Another BEPS myth is that there should be global tax symmetry. For example, in this tax utopia, it is only when one jurisdiction grants a deduction for a payment that the recipient country can tax such payment.

To suggest that a country first needs to ask whether another jurisdiction grants a tax deduction before it is permitted to tax a payment does not make sense. Provided appropriate tax credits are granted for foreign taxes suffered, it should not matter how another country applies its tax law.

In SA, the Davis Tax Committee set up a subcommittee to address BEPS concerns. Its interim report released last December notes that while SA has a vested interest in combating BEPS, it should not adopt OECD measures without considering the need to encourage foreign direct investment as urged in the National Development Plan.

The committee notes the need to preserve SA’s international competitiveness by providing a tax environment conducive to economic growth. It says protection against BEPS must occur at a policy level by "strengthening the source basis of taxation to effectively deal with inbound investments".

It must ensure effective withholding of taxes, account for the effect of double tax treaties, consider the effect of exchange controls, and consider the Treasury’s intended phase-out of exchange controls.

The committee warns that SA should not pre-empt or unilaterally respond to the OECD’s plan until its member states have reached consensus on BEPS measures and clear guidance is issued.

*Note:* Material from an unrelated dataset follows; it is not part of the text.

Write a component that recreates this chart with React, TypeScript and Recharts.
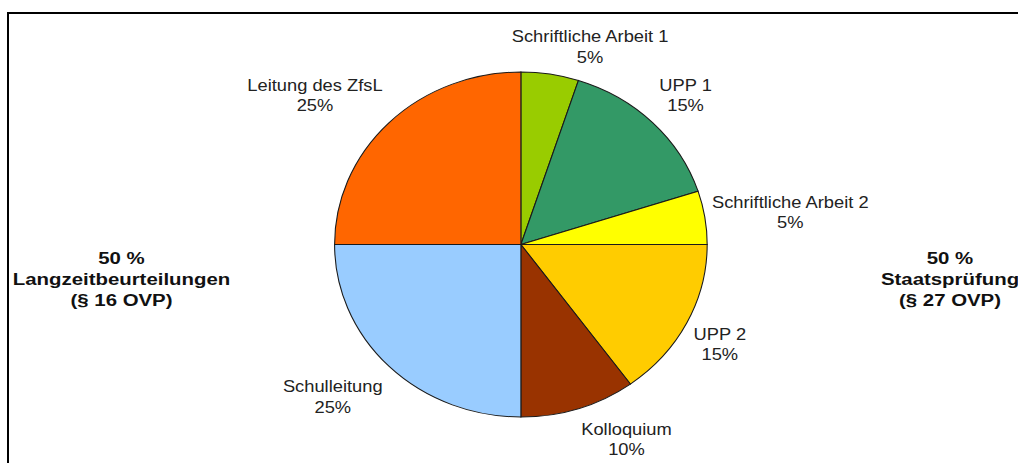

Perhaps it is because the concept of BEPS has been so politicised that there is a contradiction at its very heart. Instead of setting a moral framework to the debate — by attempting to create a moral compass that requires multinationals to "pay the right amount of tax" in "the right jurisdiction" — countries should acknowledge that they are trying to increase tax revenue without increasing tax rates and will amend their law in a manner that achieves this objective.

The countries that oppose BEPS engage in the practice. SA established the concept of a headquarter-company regime, aimed at ensuring that multinational companies invest in Africa through SA to reduce the tax paid in the African jurisdictions.

This means the tax bases of the African jurisdictions are eroded and profits are shifted to SA, where they are taxed at a low effective rate and then remitted from SA to the multinational, even those in tax havens.

A free market economy is about being competitive, and tax is part of that. Let’s compete for the worldwide tax base, but let us not cover the BEPS debate in a moral cloth that it does not deserve.

What we should be doing is protecting our tax base — which is what we do. Our tax law provides the South African Revenue Service with all the weapons it needs to ensure that, if profits are paid to another jurisdiction, they must be justifiably earned by such jurisdiction.

These rules include transfer pricing provisions that ensure that, if a non-arm’s length payment is made to another jurisdiction, an adjustment can be made to the tax bill of the South African entity that made such payment.

We also have complex controlled foreign company rules developed since 1997 in terms of which, even if profits are justifiably earned by a firm in another jurisdiction, an allocation of income is made to South African shareholders and tax is paid by the shareholders with a credit for any foreign tax suffered.

So let us rather frame the debate as a competition for an increasingly scarce resource — tax revenues — even if that means tax lawyers go back to being seen as bean counters and are no longer invited to trendy dinner parties to discuss the latest development in the Starbucks case.

  • Dachs is a director and joint head of ENSafrica’s tax department. The views expressed are his own.